§ **Data shown**

┄┄┄┄┄┄┄┄┄┄┄┄┄┄┄┄┄┄┄┄

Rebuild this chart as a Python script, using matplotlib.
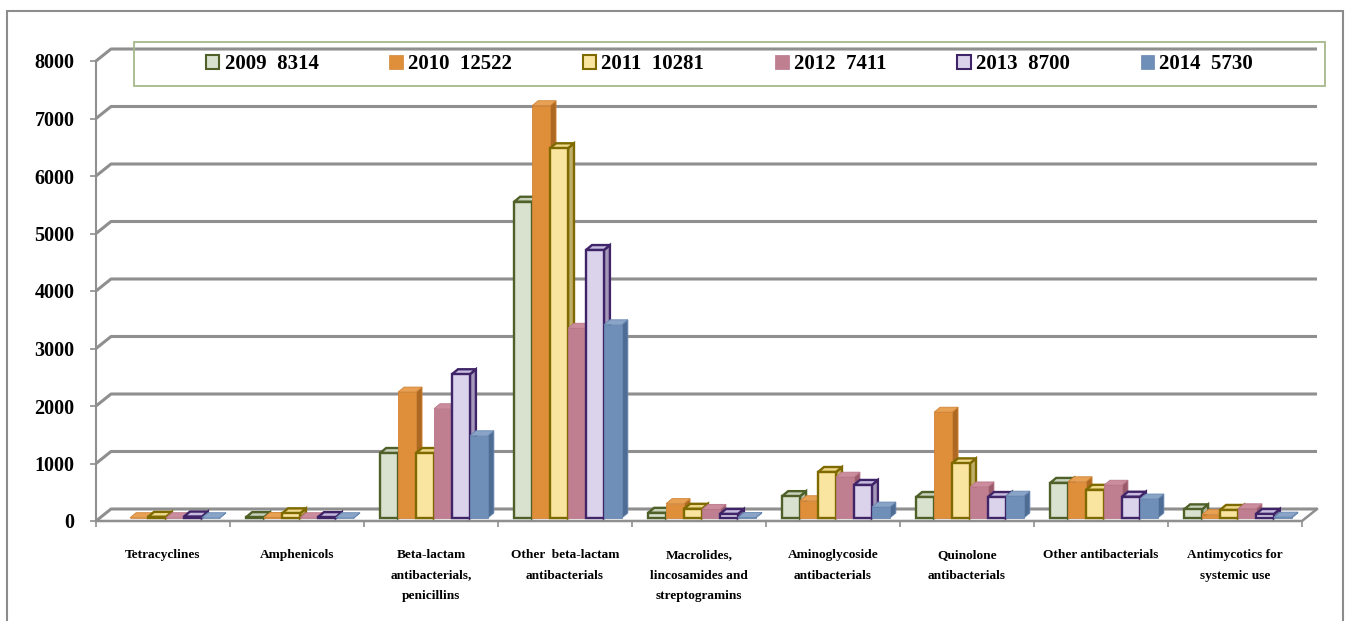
import matplotlib
matplotlib.use("Agg")
import matplotlib.pyplot as plt
from matplotlib.patches import Polygon, Rectangle, Patch
from matplotlib.lines import Line2D
from matplotlib.transforms import IdentityTransform, ScaledTranslation

# ---------------- data ----------------
categories = ["Tetracyclines", "Amphenicols",
              "Beta-lactam\nantibacterials,\npenicillins",
              "Other  beta-lactam\nantibacterials",
              "Macrolides,\nlincosamides and\nstreptogramins",
              "Aminoglycoside\nantibacterials",
              "Quinolone\nantibacterials",
              "Other antibacterials",
              "Antimycotics for\nsystemic use"]
series_labels = ["2009  8314", "2010  12522", "2011  10281",
                 "2012  7411", "2013  8700", "2014  5730"]
v2009 = [0, 15, 1130, 5500, 90, 380, 365, 610, 150]
v2010 = [5, 10, 2190, 7170, 250, 300, 1840, 630, 60]
v2011 = [20, 80, 1130, 6430, 160, 800, 950, 490, 140]
v2012 = [5, 5, 1900, 3300, 150, 710, 540, 570, 160]
v2013 = [25, 15, 2500, 4660, 70, 575, 365, 370, 70]
v2014 = [5, 5, 1430, 3360, 10, 190, 380, 330, 15]
yticks = [0, 1000, 2000, 3000, 4000, 5000, 6000, 7000, 8000]

values = [v2009, v2010, v2011, v2012, v2013, v2014]
# face, edge, side, top, edge width
styles = [
    ("#d9e1cf", "#4f6128", "#b2bba6", "#c8d1bc", 1.7),
    ("#df8f3a", "#d08436", "#ad6822", "#e8a053", 0.6),
    ("#fae5a0", "#7f6a00", "#bfae6a", "#eed88a", 1.7),
    ("#c07e91", "#b87688", "#9a5a6c", "#cb8d9e", 0.6),
    ("#dbd2ec", "#3f2568", "#a597b9", "#c7bbe0", 1.7),
    ("#6f8fb8", "#6787b0", "#4e6c94", "#89a4c7", 0.6),
]

W, H = 1349, 621
serif = "Liberation Serif"
fig = plt.figure(figsize=(W / 100, H / 100), dpi=100)
ax = fig.add_axes([96 / W, 100 / H, 1206 / W, 460 / H])
ax.set_xlim(-0.5, 8.5)
ax.set_ylim(0, 8000)
for s in ax.spines.values():
    s.set_visible(False)
ax.patch.set_visible(False)

GRID = "#8f8f8f"
DX, DY = 15, 12      # back-wall depth (px)
BX, BY = 3, 3        # bar front offset (px)
SX, SY = 6, 5        # bar depth (px)


def P(x, y, ox=0, oy=0):
    X, Y = ax.transData.transform((x, y))
    return (X + ox, Y + oy)


def line(pts, **kw):
    ax.add_line(Line2D([p[0] for p in pts], [p[1] for p in pts],
                       transform=IdentityTransform(), clip_on=False, **kw))


# back wall gridlines with left diagonals
for v in yticks:
    line([P(-0.5, v), P(-0.5, v, DX, DY), P(8.5, v, DX, DY)],
         color=GRID, lw=2.2, zorder=0.5, solid_capstyle="butt")
# front axis and floor
line([P(-0.5, 0), P(-0.5, 8000)], color=GRID, lw=1.5, zorder=0.6)
line([P(-0.5, 0), P(8.5, 0), P(8.5, 0, DX, DY)], color=GRID, lw=1.8, zorder=0.6)

# ticks
ax.set_yticks(yticks)
ax.set_yticklabels([str(t) for t in yticks], fontfamily=serif,
                   fontweight="bold", fontsize=14.5)
ax.tick_params(axis="y", length=4.5, width=1.2, color=GRID, pad=11)
ax.set_xticks(range(len(categories)))
ax.set_xticklabels(categories, fontfamily=serif, fontweight="bold",
                   fontsize=9.6, linespacing=1.97)
ax.set_xticks([i - 0.5 for i in range(len(categories) + 1)], minor=True)
ax.tick_params(axis="x", which="major", length=0, pad=20)
ax.tick_params(axis="x", which="minor", length=4, width=1.2, color=GRID)

# bars
w = 0.134
bar_off = ax.transData + ScaledTranslation(BX / 100, BY / 100, fig.dpi_scale_trans)
handles = []
for j, (vals, (face, edge, side, top, lw)) in enumerate(zip(values, styles)):
    xs = [i + (j - 2.5) * w for i in range(len(categories))]
    ax.bar(xs, vals, w, color=face, edgecolor=edge,
           linewidth=[lw if v > 0 else 0 for v in vals],
           transform=bar_off, zorder=3 + 2 * j, clip_on=False)
    for x, v in zip(xs, vals):
        if v <= 0:
            continue
        x0, x1 = x - w / 2, x + w / 2
        sp = [P(x1, 0, BX, BY), P(x1, v, BX, BY),
              P(x1, v, BX + SX, BY + SY), P(x1, 0, BX + SX, BY + SY)]
        tp = [P(x0, v, BX, BY), P(x1, v, BX, BY),
              P(x1, v, BX + SX, BY + SY), P(x0, v, BX + SX, BY + SY)]
        for pts, col in ((sp, side), (tp, top)):
            ax.add_patch(Polygon(pts, closed=True, facecolor=col, edgecolor=edge,
                                 linewidth=lw, transform=IdentityTransform(),
                                 clip_on=False, zorder=2 + 2 * j))
    handles.append(Patch(facecolor=face, edgecolor=edge, linewidth=1.5 if lw > 1 else 0.5))

# legend
bx0, bx1, by0, by1 = 134, 1325, 42, 86
fig.add_artist(Rectangle((bx0 / W, (H - by1) / H), (bx1 - bx0) / W, (by1 - by0) / H,
                         transform=fig.transFigure, fill=False,
                         edgecolor="#a6b98c", linewidth=1.3))
fig.legend(handles, series_labels, loc="center",
           bbox_to_anchor=((bx0 + bx1) / 2 / W, (H - (by0 + by1) / 2) / H),
           ncol=6, frameon=False,
           prop=dict(family=serif, weight="bold", size=15),
           handlelength=0.65, handleheight=0.65, handletextpad=0.25,
           columnspacing=3.4)

# outer border
fig.add_artist(Rectangle((7 / W, -5 / H), (1343 - 7) / W, (H - 11 + 5) / H,
                         transform=fig.transFigure, fill=False,
                         edgecolor="#8c8c8c", linewidth=1.5))

fig.savefig("out.png", dpi=100)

┄┄┄┄┄┄┄┄┄┄┄┄┄┄┄┄┄┄┄┄

Copy the listing exactly. Any image in it stays out of the copy.

§ **Answer to the problem**
Rebuild this chart as a Python script, using matplotlib.
import matplotlib
matplotlib.use("Agg")
import matplotlib.pyplot as plt
from matplotlib.patches import Polygon, Rectangle, Patch
from matplotlib.lines import Line2D
from matplotlib.transforms import IdentityTransform, ScaledTranslation

# ---------------- data ----------------
categories = ["Tetracyclines", "Amphenicols",
              "Beta-lactam\nantibacterials,\npenicillins",
              "Other  beta-lactam\nantibacterials",
              "Macrolides,\nlincosamides and\nstreptogramins",
              "Aminoglycoside\nantibacterials",
              "Quinolone\nantibacterials",
              "Other antibacterials",
              "Antimycotics for\nsystemic use"]
series_labels = ["2009  8314", "2010  12522", "2011  10281",
                 "2012  7411", "2013  8700", "2014  5730"]
v2009 = [0, 15, 1130, 5500, 90, 380, 365, 610, 150]
v2010 = [5, 10, 2190, 7170, 250, 300, 1840, 630, 60]
v2011 = [20, 80, 1130, 6430, 160, 800, 950, 490, 140]
v2012 = [5, 5, 1900, 3300, 150, 710, 540, 570, 160]
v2013 = [25, 15, 2500, 4660, 70, 575, 365, 370, 70]
v2014 = [5, 5, 1430, 3360, 10, 190, 380, 330, 15]
yticks = [0, 1000, 2000, 3000, 4000, 5000, 6000, 7000, 8000]

values = [v2009, v2010, v2011, v2012, v2013, v2014]
# face, edge, side, top, edge width
styles = [
    ("#d9e1cf", "#4f6128", "#b2bba6", "#c8d1bc", 1.7),
    ("#df8f3a", "#d08436", "#ad6822", "#e8a053", 0.6),
    ("#fae5a0", "#7f6a00", "#bfae6a", "#eed88a", 1.7),
    ("#c07e91", "#b87688", "#9a5a6c", "#cb8d9e", 0.6),
    ("#dbd2ec", "#3f2568", "#a597b9", "#c7bbe0", 1.7),
    ("#6f8fb8", "#6787b0", "#4e6c94", "#89a4c7", 0.6),
]

W, H = 1349, 621
serif = "Liberation Serif"
fig = plt.figure(figsize=(W / 100, H / 100), dpi=100)
ax = fig.add_axes([96 / W, 100 / H, 1206 / W, 460 / H])
ax.set_xlim(-0.5, 8.5)
ax.set_ylim(0, 8000)
for s in ax.spines.values():
    s.set_visible(False)
ax.patch.set_visible(False)

GRID = "#8f8f8f"
DX, DY = 15, 12      # back-wall depth (px)
BX, BY = 3, 3        # bar front offset (px)
SX, SY = 6, 5        # bar depth (px)


def P(x, y, ox=0, oy=0):
    X, Y = ax.transData.transform((x, y))
    return (X + ox, Y + oy)


def line(pts, **kw):
    ax.add_line(Line2D([p[0] for p in pts], [p[1] for p in pts],
                       transform=IdentityTransform(), clip_on=False, **kw))


# back wall gridlines with left diagonals
for v in yticks:
    line([P(-0.5, v), P(-0.5, v, DX, DY), P(8.5, v, DX, DY)],
         color=GRID, lw=2.2, zorder=0.5, solid_capstyle="butt")
# front axis and floor
line([P(-0.5, 0), P(-0.5, 8000)], color=GRID, lw=1.5, zorder=0.6)
line([P(-0.5, 0), P(8.5, 0), P(8.5, 0, DX, DY)], color=GRID, lw=1.8, zorder=0.6)

# ticks
ax.set_yticks(yticks)
ax.set_yticklabels([str(t) for t in yticks], fontfamily=serif,
                   fontweight="bold", fontsize=14.5)
ax.tick_params(axis="y", length=4.5, width=1.2, color=GRID, pad=11)
ax.set_xticks(range(len(categories)))
ax.set_xticklabels(categories, fontfamily=serif, fontweight="bold",
                   fontsize=9.6, linespacing=1.97)
ax.set_xticks([i - 0.5 for i in range(len(categories) + 1)], minor=True)
ax.tick_params(axis="x", which="major", length=0, pad=20)
ax.tick_params(axis="x", which="minor", length=4, width=1.2, color=GRID)

# bars
w = 0.134
bar_off = ax.transData + ScaledTranslation(BX / 100, BY / 100, fig.dpi_scale_trans)
handles = []
for j, (vals, (face, edge, side, top, lw)) in enumerate(zip(values, styles)):
    xs = [i + (j - 2.5) * w for i in range(len(categories))]
    ax.bar(xs, vals, w, color=face, edgecolor=edge,
           linewidth=[lw if v > 0 else 0 for v in vals],
           transform=bar_off, zorder=3 + 2 * j, clip_on=False)
    for x, v in zip(xs, vals):
        if v <= 0:
            continue
        x0, x1 = x - w / 2, x + w / 2
        sp = [P(x1, 0, BX, BY), P(x1, v, BX, BY),
              P(x1, v, BX + SX, BY + SY), P(x1, 0, BX + SX, BY + SY)]
        tp = [P(x0, v, BX, BY), P(x1, v, BX, BY),
              P(x1, v, BX + SX, BY + SY), P(x0, v, BX + SX, BY + SY)]
        for pts, col in ((sp, side), (tp, top)):
            ax.add_patch(Polygon(pts, closed=True, facecolor=col, edgecolor=edge,
                                 linewidth=lw, transform=IdentityTransform(),
                                 clip_on=False, zorder=2 + 2 * j))
    handles.append(Patch(facecolor=face, edgecolor=edge, linewidth=1.5 if lw > 1 else 0.5))

# legend
bx0, bx1, by0, by1 = 134, 1325, 42, 86
fig.add_artist(Rectangle((bx0 / W, (H - by1) / H), (bx1 - bx0) / W, (by1 - by0) / H,
                         transform=fig.transFigure, fill=False,
                         edgecolor="#a6b98c", linewidth=1.3))
fig.legend(handles, series_labels, loc="center",
           bbox_to_anchor=((bx0 + bx1) / 2 / W, (H - (by0 + by1) / 2) / H),
           ncol=6, frameon=False,
           prop=dict(family=serif, weight="bold", size=15),
           handlelength=0.65, handleheight=0.65, handletextpad=0.25,
           columnspacing=3.4)

# outer border
fig.add_artist(Rectangle((7 / W, -5 / H), (1343 - 7) / W, (H - 11 + 5) / H,
                         transform=fig.transFigure, fill=False,
                         edgecolor="#8c8c8c", linewidth=1.5))

fig.savefig("out.png", dpi=100)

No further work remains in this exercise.